[Records from a collection]
[Begin]

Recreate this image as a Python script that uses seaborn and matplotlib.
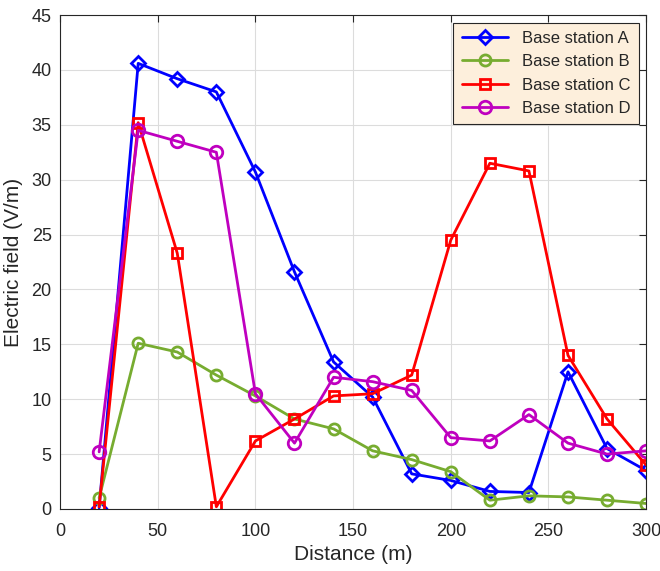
import numpy as np
import pandas as pd
import seaborn as sns
import matplotlib.pyplot as plt

# data
distance = [20, 40, 60, 80, 100, 120, 140, 160, 180, 200, 220, 240, 260, 280, 300]
station_a = [0.1, 40.6, 39.2, 38.0, 30.7, 21.6, 13.4, 10.2, 3.2, 2.6, 1.6, 1.5, 12.5, 5.5, 3.5]
station_b = [1.0, 15.1, 14.3, 12.2, 10.3, 8.2, 7.3, 5.3, 4.5, 3.4, 0.8, 1.2, 1.1, 0.8, 0.5]
station_c = [0.2, 35.2, 23.3, 0.2, 6.2, 8.2, 10.3, 10.5, 12.2, 24.5, 31.5, 30.8, 14.0, 8.2, 4.0]
station_d = [5.2, 34.5, 33.5, 32.5, 10.5, 6.0, 12.0, 11.6, 10.8, 6.5, 6.2, 8.6, 6.0, 5.0, 5.3]

names = ["Base station A", "Base station B", "Base station C", "Base station D"]
colors = ["#0000FF", "#77AC30", "#FF0000", "#BF00BF"]
markers = ["D", "o", "s", "o"]
sizes = [7, 8, 7, 9]

df = pd.concat([
    pd.DataFrame({"Distance": distance, "Field": vals, "Station": n})
    for n, vals in zip(names, [station_a, station_b, station_c, station_d])
])

sns.set_style("white")
plt.rcParams["font.family"] = ["Liberation Sans", "DejaVu Sans"]

fig = plt.figure(figsize=(6.6, 5.71), dpi=100)
ax = fig.add_axes([0.091, 0.1086, 0.888, 0.865])

for n, c, m, s in zip(names, colors, markers, sizes):
    sns.lineplot(data=df[df.Station == n], x="Distance", y="Field", ax=ax,
                 color=c, marker=m, markersize=s,
                 markerfacecolor="none", markeredgecolor=c, markeredgewidth=2,
                 linewidth=2, label=n)

ax.set_xlim(0, 300)
ax.set_ylim(0, 45)
ax.set_xticks(np.arange(0, 301, 50))
ax.set_yticks(np.arange(0, 46, 5))
ax.grid(True, color="#DCDCDC", linewidth=0.8)
ax.set_axisbelow(True)
for sp in ax.spines.values():
    sp.set_color("#262626")
    sp.set_linewidth(0.8)
ax.tick_params(direction="in", top=True, right=True, length=5, labelsize=13,
               colors="#262626", width=0.8)
ax.tick_params(axis="y", pad=6)
ax.tick_params(axis="x", pad=10)
ax.set_xlabel("Distance (m)", fontsize=15, color="#262626", labelpad=4)
ax.set_ylabel("Electric field (V/m)", fontsize=15, color="#262626", labelpad=6)

leg = ax.legend(loc="upper right", fontsize=12, fancybox=False, frameon=True,
                facecolor="#FDEFDC", edgecolor="#262626", framealpha=1,
                handlelength=2.8, borderaxespad=0.45, borderpad=0.5)
leg.get_frame().set_linewidth(0.8)

fig.savefig("out.png", dpi=100)
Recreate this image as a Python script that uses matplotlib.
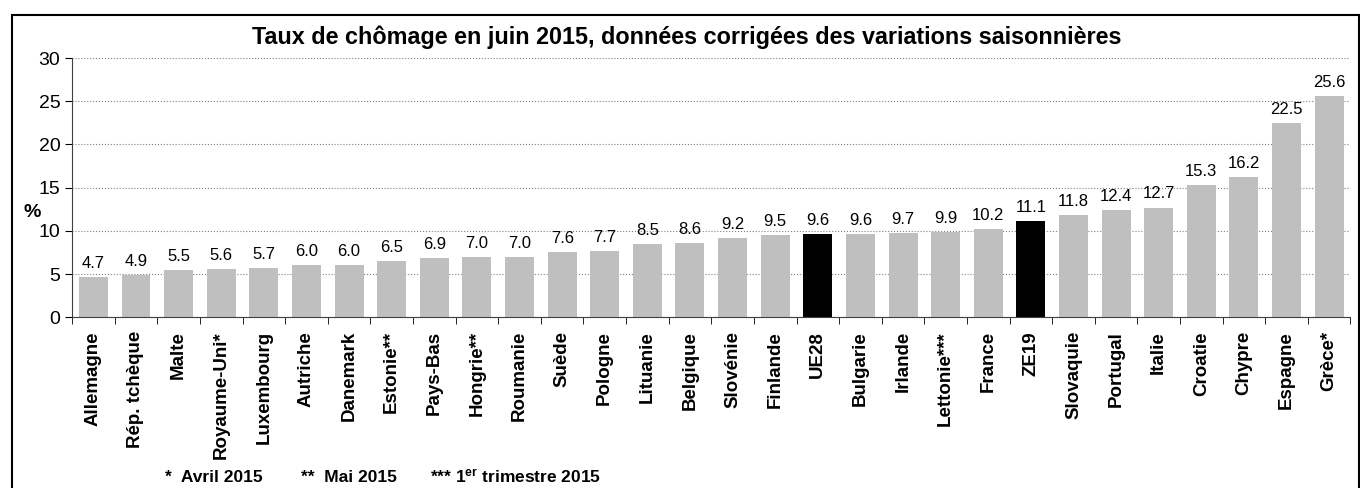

[End]

* **The problem**: Look above for lines with the word "image" and copy them all.

* **Solved problem**:
Recreate this image as a Python script that uses seaborn and matplotlib.
Recreate this image as a Python script that uses matplotlib.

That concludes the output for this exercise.